# WRITTEN INSTRUCTION
Could the lines from the start of the data through the line with "fitText(ctx, xTitle, 263, 355, 183, 0);" be set down exactly, with no pictures among them?

(Collected data)
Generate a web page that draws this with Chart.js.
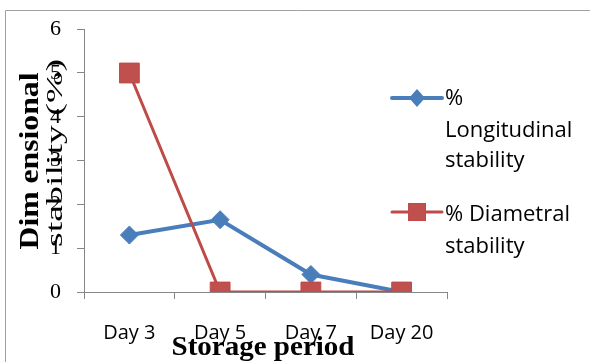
<!DOCTYPE html>
<html>
<head>
<meta charset="utf-8">
<script src="https://cdn.jsdelivr.net/npm/chart.js@4.4.0/dist/chart.umd.min.js"></script>
<style>
  html, body { margin: 0; padding: 0; background: #fff; }
  #wrap { position: relative; width: 590px; height: 362px; overflow: hidden; }
  canvas { display: block; }
</style>
</head>
<body>
<div id="wrap"><canvas id="c" width="590" height="362"></canvas></div>
<script>
const categories = ["Day 3", "Day 5", "Day 7", "Day 20"];
const longitudinal = [1.3, 1.65, 0.4, 0];
const diametral = [5, 0, 0, 0];
const yTicks = [0, 1, 2, 3, 4, 5, 6];
const legendLongitudinal = ["%", "Longitudinal", "stability"];
const legendDiametral = ["% Diametral", "stability"];
const yTitleLines = ["Dim ensional", "stability (%)"];
const xTitle = "Storage period";

const BLUE = "#4a7ebb";
const RED = "#be4b48";
const AXIS = "#868686";

function fitText(ctx, text, x, y, targetW, rot) {
  ctx.save();
  ctx.translate(x, y);
  if (rot) ctx.rotate(rot);
  const w = ctx.measureText(text).width;
  ctx.scale(targetW / w, 1);
  ctx.textAlign = "center";
  ctx.textBaseline = "alphabetic";
  ctx.fillText(text, 0, 0);
  ctx.restore();
}

const decor = {
  id: "decor",
  beforeDraw(chart) {
    const ctx = chart.ctx;
    ctx.save();
    ctx.strokeStyle = "#a0a0a0";
    ctx.lineWidth = 1;
    ctx.beginPath();
    ctx.moveTo(5.5, 362);
    ctx.lineTo(5.5, 10.5);
    ctx.lineTo(590, 10.5);
    ctx.stroke();
    ctx.restore();
  },
  afterDraw(chart) {
    const ctx = chart.ctx;
    ctx.save();
    ctx.fillStyle = "#000";
    // y title
    ctx.font = "bold 27px 'Liberation Serif', 'Times New Roman', serif";
    fitText(ctx, yTitleLines[0], 38, 161, 177, -Math.PI / 2);
    ctx.font = "24px 'Liberation Serif', 'Times New Roman', serif";
    fitText(ctx, yTitleLines[1], 62, 153, 188, -Math.PI / 2);
    // x title
    ctx.font = "bold 27px 'Liberation Serif', 'Times New Roman', serif";
    fitText(ctx, xTitle, 263, 355, 183, 0);

    // legend
    const lx0 = 392, lx1 = 442, tx = 445;
    ctx.strokeStyle = BLUE; ctx.lineWidth = 4; ctx.lineCap = "round";
    ctx.beginPath(); ctx.moveTo(lx0, 98); ctx.lineTo(lx1, 98); ctx.stroke();
    ctx.fillStyle = BLUE;
    ctx.beginPath();
    ctx.moveTo(417, 89); ctx.lineTo(425, 98); ctx.lineTo(417, 107); ctx.lineTo(409, 98);
    ctx.closePath(); ctx.fill();
    ctx.strokeStyle = RED; ctx.lineWidth = 3;
    ctx.beginPath(); ctx.moveTo(lx0, 212); ctx.lineTo(lx1, 212); ctx.stroke();
    ctx.fillStyle = "#c0504d";
    ctx.fillRect(408, 203, 18, 18);
    ctx.strokeStyle = RED; ctx.lineWidth = 1;
    ctx.strokeRect(408.5, 203.5, 17, 17);

    ctx.fillStyle = "#000";
    ctx.font = "22px 'Open Sans', sans-serif";
    ctx.textAlign = "left"; ctx.textBaseline = "alphabetic";
    const blueBase = [105, 137, 167];
    legendLongitudinal.forEach((t, i) => ctx.fillText(t, tx, blueBase[i]));
    const redBase = [221, 253];
    legendDiametral.forEach((t, i) => ctx.fillText(t, tx, redBase[i]));
    ctx.restore();
  }
};

new Chart(document.getElementById("c"), {
  type: "line",
  data: {
    labels: categories,
    datasets: [
      {
        label: "% Longitudinal stability",
        data: longitudinal,
        borderColor: BLUE,
        backgroundColor: BLUE,
        borderWidth: 4,
        pointStyle: "rectRot",
        pointRadius: 9,
        pointBackgroundColor: BLUE,
        pointBorderColor: BLUE,
        pointBorderWidth: 1,
        tension: 0,
        order: 1
      },
      {
        label: "% Diametral stability",
        data: diametral,
        borderColor: RED,
        backgroundColor: "#c0504d",
        borderWidth: 3,
        pointStyle: "rect",
        pointRadius: 14,
        pointBackgroundColor: "#c0504d",
        pointBorderColor: RED,
        pointBorderWidth: 1,
        tension: 0,
        order: 0
      }
    ]
  },
  options: {
    responsive: false,
    animation: false,
    devicePixelRatio: 1,
    layout: { padding: { left: 0, right: 143, top: 25, bottom: 0 } },
    plugins: { legend: { display: false }, tooltip: { enabled: false } },
    scales: {
      x: {
        offset: true,
        grid: { offset: true, drawOnChartArea: false, drawTicks: true, tickLength: 7, color: AXIS },
        border: { color: AXIS, width: 1 },
        ticks: { color: "#000", padding: 22, font: { family: "'Open Sans', sans-serif", size: 20 }, maxRotation: 0, autoSkip: false },
        afterFit(s) { s.height = 70; }
      },
      y: {
        min: 0,
        max: 6,
        afterBuildTicks(s) { s.ticks = yTicks.map(v => ({ value: v })); },
        grid: { drawOnChartArea: false, drawTicks: true, tickLength: 7, color: AXIS },
        border: { color: AXIS, width: 1 },
        ticks: { color: "#000", padding: 16, font: { family: "'Liberation Serif', 'Times New Roman', serif", size: 22 } },
        afterFit(s) { s.width = 84; }
      }
    }
  },
  plugins: [decor]
});
</script>
</body>
</html>
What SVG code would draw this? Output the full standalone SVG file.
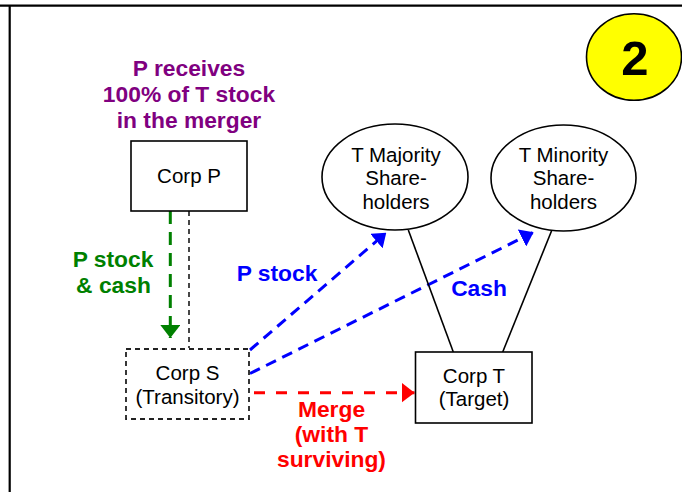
<svg xmlns="http://www.w3.org/2000/svg" width="682" height="492" viewBox="0 0 682 492">
<defs>
<style>
text{font-family:"Liberation Sans",Arial,sans-serif;text-anchor:middle}
.n{font-size:20.5px;fill:#000}
.b{font-size:22.8px;font-weight:bold}
.box{fill:#fff;stroke:#000;stroke-width:1.6}
.ell{fill:#fff;stroke:#000;stroke-width:1.6}
</style>
<marker id="ag" markerWidth="13" markerHeight="20" refX="13" refY="10" markerUnits="userSpaceOnUse" orient="auto" viewBox="0 0 13 20"><path d="M0,0 L13,10 L0,20 Z" fill="#008000"/></marker>
<marker id="ab" markerWidth="13" markerHeight="19" refX="12" refY="9.5" markerUnits="userSpaceOnUse" orient="auto" viewBox="0 0 13 19"><path d="M0,0 L13,9.5 L0,19 Z" fill="#0000FF"/></marker>
<marker id="ar" markerWidth="13" markerHeight="20" refX="13" refY="10" markerUnits="userSpaceOnUse" orient="auto" viewBox="0 0 13 20"><path d="M0,0 L13,10 L0,20 Z" fill="#FF0000"/></marker>
</defs>
<rect width="682" height="492" fill="#fff"/>
<g id="frame" stroke="#000" stroke-width="2.2" fill="none">
<line x1="0" y1="5.7" x2="682" y2="5.7"/>
<line x1="9.7" y1="5" x2="9.7" y2="492"/>
</g>
<g id="badge">
<ellipse cx="634" cy="57" rx="47.5" ry="43.3" fill="#FFFF00" stroke="#000" stroke-width="1.6"/>
<text x="635" y="75" style="font-size:49px;font-weight:bold" fill="#000">2</text>
</g>
<g id="connectors" fill="none">
<line x1="170.3" y1="211" x2="170.3" y2="338" stroke="#008000" stroke-width="3" stroke-dasharray="13,8" marker-end="url(#ag)"/>
<line x1="189" y1="211" x2="189" y2="348" stroke="#333" stroke-width="1.8" stroke-dasharray="5,4"/>
<line x1="250" y1="350" x2="385.5" y2="233.3" stroke="#0000FF" stroke-width="3" stroke-dasharray="11,7" marker-end="url(#ab)"/>
<line x1="250" y1="373.5" x2="532.7" y2="232.7" stroke="#0000FF" stroke-width="3" stroke-dasharray="11,7" marker-end="url(#ab)"/>
<line x1="254" y1="392.7" x2="414.5" y2="392.7" stroke="#FF0000" stroke-width="3" stroke-dasharray="11,11" marker-end="url(#ar)"/>
<line x1="408.3" y1="230" x2="453.3" y2="352" stroke="#000" stroke-width="1.6"/>
<line x1="551.7" y1="230.5" x2="502.7" y2="352" stroke="#000" stroke-width="1.6"/>
</g>
<g id="corpP">
<rect class="box" x="131" y="141" width="116" height="70"/>
<text class="n" x="189" y="183">Corp P</text>
</g>
<g id="corpS">
<rect x="126" y="349" width="123" height="70" fill="#fff" stroke="#222" stroke-width="1.8" stroke-dasharray="5,4"/>
<text class="n" x="187.5" y="379.5">Corp S</text>
<text class="n" x="187.5" y="403.5">(Transitory)</text>
</g>
<g id="corpT">
<rect class="box" x="415.5" y="352" width="116.5" height="71"/>
<text class="n" x="474" y="382.5">Corp T</text>
<text class="n" x="474" y="406">(Target)</text>
</g>
<g id="majority">
<ellipse class="ell" cx="395" cy="177" rx="73" ry="53"/>
<text class="n" x="396" y="161.5">T Majority</text>
<text class="n" x="396" y="185">Share-</text>
<text class="n" x="396" y="208.5">holders</text>
</g>
<g id="minority">
<ellipse class="ell" cx="563.5" cy="178" rx="72.5" ry="53"/>
<text class="n" x="563.5" y="161.5">T Minority</text>
<text class="n" x="563.5" y="185">Share-</text>
<text class="n" x="563.5" y="208.5">holders</text>
</g>
<g id="labels">
<text class="b" x="189" y="76" fill="#800080">P receives</text>
<text class="b" x="189" y="102" fill="#800080">100% of T stock</text>
<text class="b" x="189" y="128" fill="#800080">in the merger</text>
<text class="b" x="113" y="267" fill="#008000">P stock</text>
<text class="b" x="113.5" y="293" fill="#008000">&amp; cash</text>
<text class="b" x="277" y="281" fill="#0000FF">P stock</text>
<text class="b" x="479" y="296" fill="#0000FF">Cash</text>
<text class="b" x="331.5" y="416.5" fill="#FF0000">Merge</text>
<text class="b" x="331.5" y="441.5" fill="#FF0000">(with T</text>
<text class="b" x="331.5" y="466.5" fill="#FF0000">surviving)</text>
</g>
</svg>
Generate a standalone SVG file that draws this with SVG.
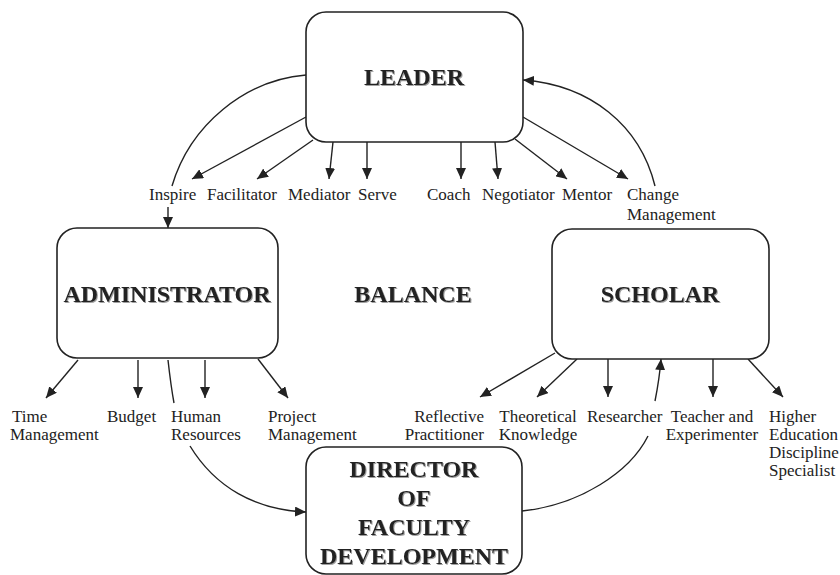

# OUTPUT OF THE TASK
Generate a web page that draws this with Chart.js.
<!DOCTYPE html>
<html>
<head>
<meta charset="utf-8">
<script src="https://cdn.jsdelivr.net/npm/chart.js@4.4.0/dist/chart.umd.min.js"></script>
<style>
  html, body { margin: 0; padding: 0; background: #fff; }
  #wrap { position: relative; width: 590px; height: 362px; overflow: hidden; }
  canvas { display: block; }
</style>
</head>
<body>
<div id="wrap"><canvas id="c" width="590" height="362"></canvas></div>
<script>
const categories = ["Day 3", "Day 5", "Day 7", "Day 20"];
const longitudinal = [1.3, 1.65, 0.4, 0];
const diametral = [5, 0, 0, 0];
const yTicks = [0, 1, 2, 3, 4, 5, 6];
const legendLongitudinal = ["%", "Longitudinal", "stability"];
const legendDiametral = ["% Diametral", "stability"];
const yTitleLines = ["Dim ensional", "stability (%)"];
const xTitle = "Storage period";

const BLUE = "#4a7ebb";
const RED = "#be4b48";
const AXIS = "#868686";

function fitText(ctx, text, x, y, targetW, rot) {
  ctx.save();
  ctx.translate(x, y);
  if (rot) ctx.rotate(rot);
  const w = ctx.measureText(text).width;
  ctx.scale(targetW / w, 1);
  ctx.textAlign = "center";
  ctx.textBaseline = "alphabetic";
  ctx.fillText(text, 0, 0);
  ctx.restore();
}

const decor = {
  id: "decor",
  beforeDraw(chart) {
    const ctx = chart.ctx;
    ctx.save();
    ctx.strokeStyle = "#a0a0a0";
    ctx.lineWidth = 1;
    ctx.beginPath();
    ctx.moveTo(5.5, 362);
    ctx.lineTo(5.5, 10.5);
    ctx.lineTo(590, 10.5);
    ctx.stroke();
    ctx.restore();
  },
  afterDraw(chart) {
    const ctx = chart.ctx;
    ctx.save();
    ctx.fillStyle = "#000";
    // y title
    ctx.font = "bold 27px 'Liberation Serif', 'Times New Roman', serif";
    fitText(ctx, yTitleLines[0], 38, 161, 177, -Math.PI / 2);
    ctx.font = "24px 'Liberation Serif', 'Times New Roman', serif";
    fitText(ctx, yTitleLines[1], 62, 153, 188, -Math.PI / 2);
    // x title
    ctx.font = "bold 27px 'Liberation Serif', 'Times New Roman', serif";
    fitText(ctx, xTitle, 263, 355, 183, 0);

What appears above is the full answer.